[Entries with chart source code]
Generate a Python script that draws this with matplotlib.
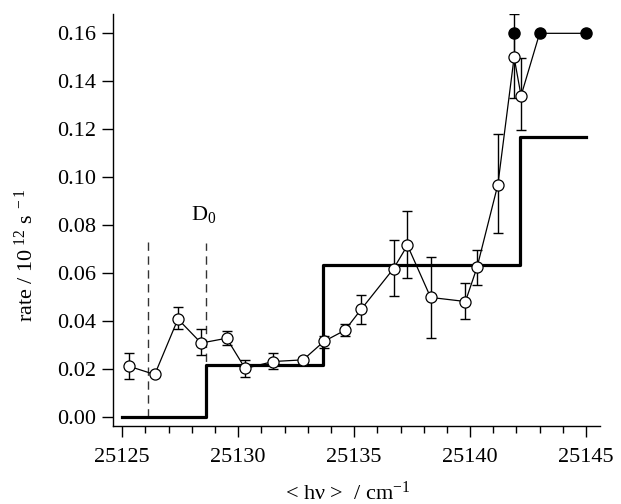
import numpy as np
import matplotlib
matplotlib.use("Agg")
import matplotlib.pyplot as plt
from matplotlib.ticker import MultipleLocator, FormatStrFormatter

plt.rcParams['font.family'] = 'Liberation Serif'
plt.rcParams['mathtext.fontset'] = 'custom'
plt.rcParams['mathtext.rm'] = 'Liberation Serif'
plt.rcParams['mathtext.it'] = 'Liberation Serif:italic'
plt.rcParams['mathtext.default'] = 'rm'

# measured rates (open circles) with error bar limits
energy = [25125.3, 25126.4, 25127.4, 25128.4, 25129.5, 25130.3, 25131.5, 25132.8,
          25133.7, 25134.6, 25135.3, 25136.7, 25137.3, 25138.3, 25139.8, 25140.3,
          25141.2, 25141.9, 25142.2]
rate = [0.0213, 0.0179, 0.041, 0.031, 0.033, 0.0204, 0.0233, 0.024,
        0.0317, 0.0363, 0.045, 0.062, 0.0717, 0.050, 0.0483, 0.0625,
        0.097, 0.150, 0.134]
err_hi = [0.027, None, 0.046, 0.037, 0.036, 0.024, 0.027, 0.025,
          0.034, 0.0388, 0.051, 0.074, 0.086, 0.067, 0.056, 0.0696,
          0.118, 0.168, 0.1496]
err_lo = [0.016, None, 0.037, 0.026, 0.030, 0.017, 0.020, 0.023,
          0.029, 0.034, 0.039, 0.0506, 0.058, 0.033, 0.041, 0.055,
          0.077, 0.133, 0.1196]

# saturated points (filled)
sat_energy = [25141.9, 25143.0, 25145.0]
sat_rate = [0.16, 0.16, 0.16]

# calculated step function
step_energy = [25125.0, 25128.6, 25133.65, 25142.15, 25145.0]
step_rate = [0.0, 0.022, 0.0635, 0.117, 0.117]

# dashed markers
dash_x = [25126.1, 25128.6]
dash_top = [0.073, 0.0725]

rate = np.array(rate)
lo = np.array([r - l if l is not None else 0 for r, l in zip(rate, err_lo)])
hi = np.array([h - r if h is not None else 0 for r, h in zip(rate, err_hi)])

fig, ax = plt.subplots(figsize=(6.21, 5.04), dpi=100)
fig.subplots_adjust(left=0.182, right=0.966, bottom=0.155, top=0.972)

ax.step(step_energy, step_rate, where='post', color='black', lw=2.3, zorder=2)

for x, t in zip(dash_x, dash_top):
    ax.plot([x, x], [0, t], color='#333333', lw=1.0, ls=(0, (6, 4)), zorder=1)
ax.text(dash_x[1] - 0.1, 0.080, r'D$_0$', ha='center', va='bottom', fontsize=16)

ax.errorbar(energy, rate, yerr=[lo, hi], fmt='none', ecolor='black',
            elinewidth=1.0, capsize=3.6, capthick=1.0, zorder=3)
ax.plot(energy, rate, color='black', lw=0.9, zorder=4)
ax.plot([energy[-1]] + sat_energy[1:], [rate[-1]] + sat_rate[1:],
        color='black', lw=0.9, zorder=4)
ax.plot([energy[-2], sat_energy[0]], [rate[-2], sat_rate[0]], color='black', lw=0.9, zorder=4)
ax.plot(energy, rate, 'o', mfc='white', mec='black', ms=8, mew=0.9, zorder=5)
ax.plot(sat_energy, sat_rate, 'o', mfc='black', mec='black', ms=8, zorder=5)

ax.set_xlim(25124.6, 25145.6)
ax.set_ylim(-0.0035, 0.168)
ax.xaxis.set_major_locator(MultipleLocator(5))
ax.xaxis.set_minor_locator(MultipleLocator(1))
ax.yaxis.set_major_locator(MultipleLocator(0.02))
ax.yaxis.set_major_formatter(FormatStrFormatter('%.2f'))
ax.xaxis.set_major_formatter(FormatStrFormatter('%d'))

for s in ['top', 'right']:
    ax.spines[s].set_visible(False)
for s in ['left', 'bottom']:
    ax.spines[s].set_linewidth(1.0)

ax.tick_params(axis='both', which='major', direction='out', length=8, width=1,
               labelsize=16)
ax.tick_params(axis='x', which='major', pad=8)
ax.tick_params(axis='y', which='major', pad=4)
ax.tick_params(axis='x', which='minor', direction='out', length=5, width=1)

ax.set_ylabel(r'rate / 10$^{\ 12}$ s$^{\ -1}$', fontsize=16)
ax.yaxis.set_label_coords(-0.155, 0.415)
ax.set_xlabel(r'< hν >  / cm$^{-1}$', fontsize=16)
ax.xaxis.set_label_coords(0.483, -0.135)

plt.savefig('out.png', dpi=100)
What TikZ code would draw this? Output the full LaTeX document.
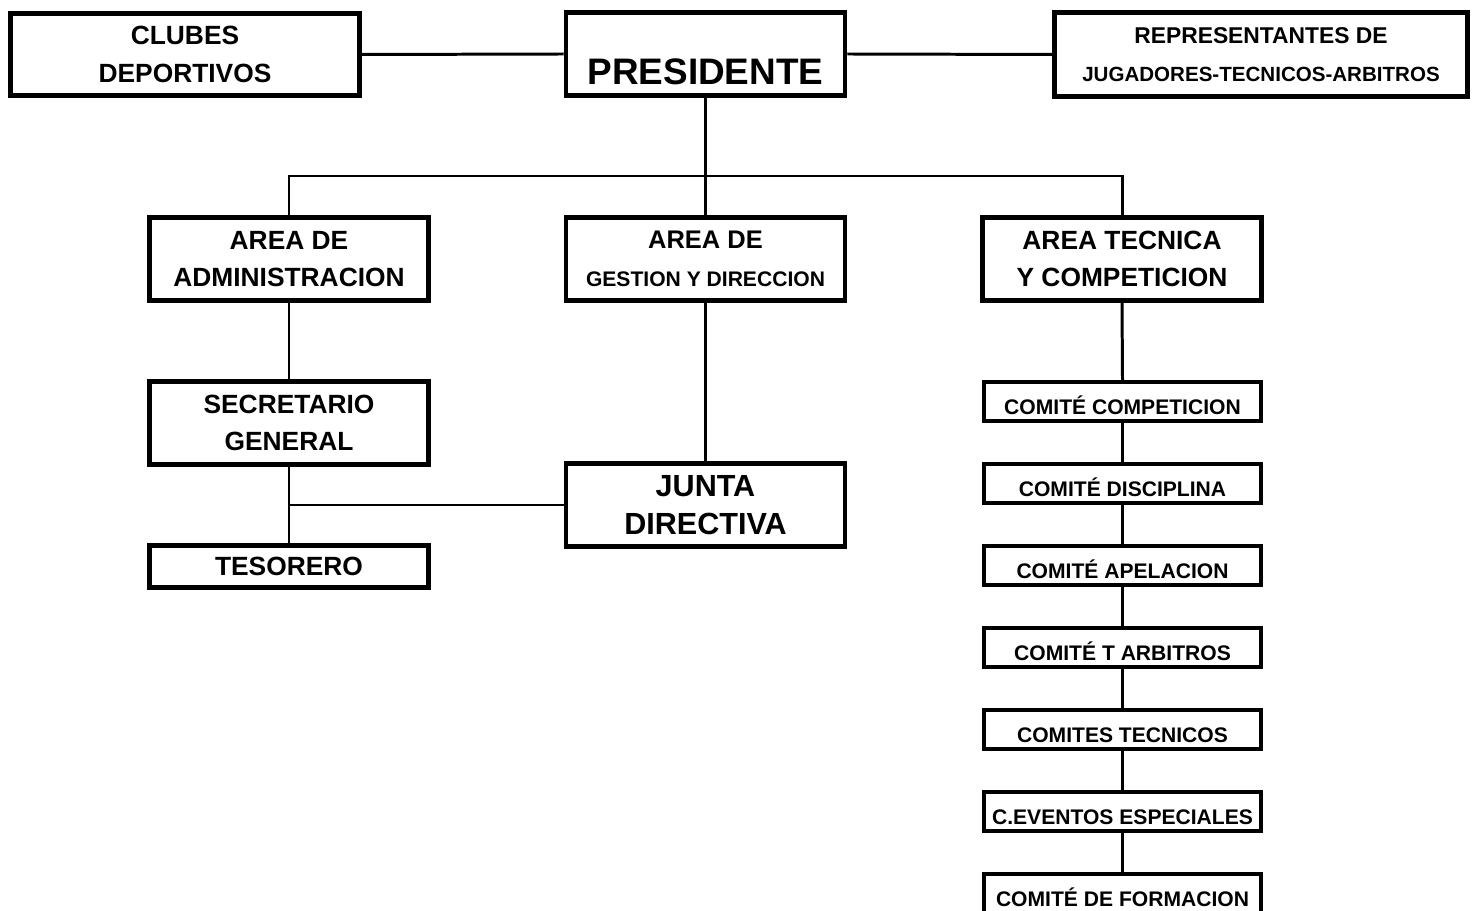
\documentclass[tikz,border=0pt]{standalone}
\usepackage{fontspec}
\setmainfont{Liberation Sans}

\begin{document}
\begin{tikzpicture}[x=0.02cm,y=-0.02cm,
        box/.style={draw,line width=2.8pt,inner sep=0pt,minimum width=5.58cm,minimum height=1.66cm,align=center,font=\bfseries\fontsize{15}{21.5}\selectfont},
        comite/.style={draw,line width=2pt,inner sep=0pt,minimum width=5.55cm,minimum height=0.79cm,text height=15.3pt,text depth=0pt,font=\bfseries\fontsize{12}{14}\selectfont},
        link/.style={line width=1.7pt}]

        % Background
        \useasboundingbox (0,0) rectangle (1479,911);
        \fill[white] (0,0) rectangle (1479,911);

        % Top row
        \node[box,minimum width=6.98cm,minimum height=1.64cm] (clubes) at (185,54.5) {CLUBES\\DEPORTIVOS};
        \node[box,text height=35pt,text depth=0pt,font=\bfseries\fontsize{21}{25}\selectfont] (pres) at (705.5,54) {PRESIDENTE};
        \node[box,minimum width=8.26cm,minimum height=1.68cm,font=\bfseries\fontsize{13}{21.5}\selectfont] (repr) at (1261,54.5) {REPRESENTANTES DE\\{\fontsize{11.7}{21.5}\selectfont JUGADORES-TECNICOS-ARBITROS}};

        % Areas
        \node[box] (admin) at (289,259) {AREA DE\\ADMINISTRACION};
        \node[box,font=\bfseries\fontsize{14.5}{21.5}\selectfont] (gest) at (705.5,259) {AREA DE\\{\fontsize{12}{21.5}\selectfont GESTION Y DIRECCION}};
        \node[box] (tec) at (1122,259) {AREA TECNICA\\Y COMPETICION};

        % Left branch
        \node[box] (secr) at (289,423) {SECRETARIO\\GENERAL};
        \node[box,minimum height=0.84cm] (teso) at (289,566.5) {TESORERO};
        \node[box,font=\bfseries\fontsize{17.4}{21.5}\selectfont] (junta) at (705.5,505) {JUNTA\\DIRECTIVA};

        % Comites
        \foreach \i/\name in {1/COMITÉ COMPETICION,2/COMITÉ DISCIPLINA,3/COMITÉ APELACION,4/COMITÉ T ARBITROS,5/COMITES TECNICOS,6/C.EVENTOS ESPECIALES,7/COMITÉ DE FORMACION} {
            \node[comite] (c\i) at (1122.5,{401.5+82*(\i-1)}) {\name};
        }

        % Lines
        \coordinate (bus) at (705.5,176);
        \draw[link] (clubes.east) -- (pres.west);
        \draw[link] (pres.east) -- (repr.west);
        \draw[link] (pres.south) -- (gest.north);
        \draw[link] (admin.north) |- (bus) -| (tec.north);
        \draw[link] (admin.south) -- (secr.north);
        \draw[link] (secr.south) -- (teso.north);
        \draw[link] (gest.south) -- (junta.north);
        \draw[link] (junta.west) -- (junta.west -| secr.south);
        \draw[link] (tec.south) -- (c1.north);
        \foreach \j [count=\i] in {2,...,7} {
            \draw[link] (c\i.south) -- (c\j.north);
        }

    \end{tikzpicture}
\end{document}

* DIRECTIVE
Copy the records above from the first line through the line containing "sat_rate = [0.16, 0.16, 0.16]", both included, and leave out any pictures.

* THE ANSWER
Generate a Python script that draws this with matplotlib.
import numpy as np
import matplotlib
matplotlib.use("Agg")
import matplotlib.pyplot as plt
from matplotlib.ticker import MultipleLocator, FormatStrFormatter

plt.rcParams['font.family'] = 'Liberation Serif'
plt.rcParams['mathtext.fontset'] = 'custom'
plt.rcParams['mathtext.rm'] = 'Liberation Serif'
plt.rcParams['mathtext.it'] = 'Liberation Serif:italic'
plt.rcParams['mathtext.default'] = 'rm'

# measured rates (open circles) with error bar limits
energy = [25125.3, 25126.4, 25127.4, 25128.4, 25129.5, 25130.3, 25131.5, 25132.8,
          25133.7, 25134.6, 25135.3, 25136.7, 25137.3, 25138.3, 25139.8, 25140.3,
          25141.2, 25141.9, 25142.2]
rate = [0.0213, 0.0179, 0.041, 0.031, 0.033, 0.0204, 0.0233, 0.024,
        0.0317, 0.0363, 0.045, 0.062, 0.0717, 0.050, 0.0483, 0.0625,
        0.097, 0.150, 0.134]
err_hi = [0.027, None, 0.046, 0.037, 0.036, 0.024, 0.027, 0.025,
          0.034, 0.0388, 0.051, 0.074, 0.086, 0.067, 0.056, 0.0696,
          0.118, 0.168, 0.1496]
err_lo = [0.016, None, 0.037, 0.026, 0.030, 0.017, 0.020, 0.023,
          0.029, 0.034, 0.039, 0.0506, 0.058, 0.033, 0.041, 0.055,
          0.077, 0.133, 0.1196]

# saturated points (filled)
sat_energy = [25141.9, 25143.0, 25145.0]
sat_rate = [0.16, 0.16, 0.16]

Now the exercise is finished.